Posted by: Scott    Tags:  Arlan Andrews, Charles Sheffield, Eating the Fantastic, Geoffrey Landis, Gregory Benford    Posted date:  July 11, 2018  |  No comment


Join me for lunch at the World Science Fiction Convention. No, not this year’s San Jose Worldcon, which won’t happen until August. Or even last year’s Worldcon in Helsinki. But the 1993 San Francisco Worldcon!

Here’s how we’re going to do that …

Late last year, I repurposed a Science Forum I’d recorded for Science Fiction Age magazine on March 1, 1994 into Episode 56 of Eating the Fantastic. You got to hear Charles Sheffield and Arlan Andrews, Sr. chatting over lunch at an Italian restaurant about the many ways the world might end. But for this episode, we’ll be going even further back into the past.

On September 1, 1993, I shared lunch during the San Francisco Worldcon with not only Andrews and Sheffield, but Gregory Benford and Geoffrey Landis as well. I thought it would be fun to bring together working scientists to have them discuss over a meal everything wrong (and a few things which might be right) with how their profession is portrayed in science fiction.

I no longer have any idea which convention hotel restaurant we gathered in for our recording session, but we were definitely eating—as you’ll be able to hear for yourself when a sizzling platter of something called a “Laredo” is put in front of us and we worry about whether it’s safe to eat without burning ourselves.

An edited transcript of this conversation was published in the January 1994 issue of Science Fiction Age.
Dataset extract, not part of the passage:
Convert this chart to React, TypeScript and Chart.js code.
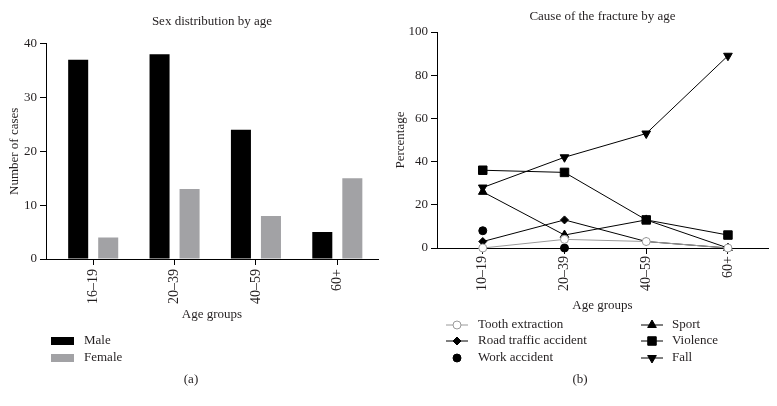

So who were this quartet of scientist/science fiction writers when we recorded this Science Forum 25 years ago? Here’s how I described them in that issue—

Gregory Benford is a professor of physics working at the University of California at Irvine, who has also written over a dozen SF novels. Arlan Andrew, Sr. is an executive at a national laboratory, who has worked in the White House Science Office in both the Bush and Clinton administrations. A longtime SF reader, Geoffrey Landis has long looked at the role of the scientist both as an experimentalist and as an SF writer. Charles Sheffield holds a Ph.D in theoretical physics and serves as Chief Scientist for the Earth Satellite Corporation.

And I should add that during my years editing Science Fiction Age magazine from 1992 through 2000, I published short fiction by each of them.

We discussed how Gilligan’s Island gave TV viewers the wrong idea about scientists, the ways in which most science fiction isn’t actually science fiction at all, but rather engineering fiction, what’s wrong with portraying scientists as if they’re any different than non-scientists, why Stephen King’s The Stand gave such a negative picture of science and technology, the dangers of letting governments control science, why real science, like real art, is work, the reason scientists need to be more aggressive about the ways in which they’re portrayed, and more.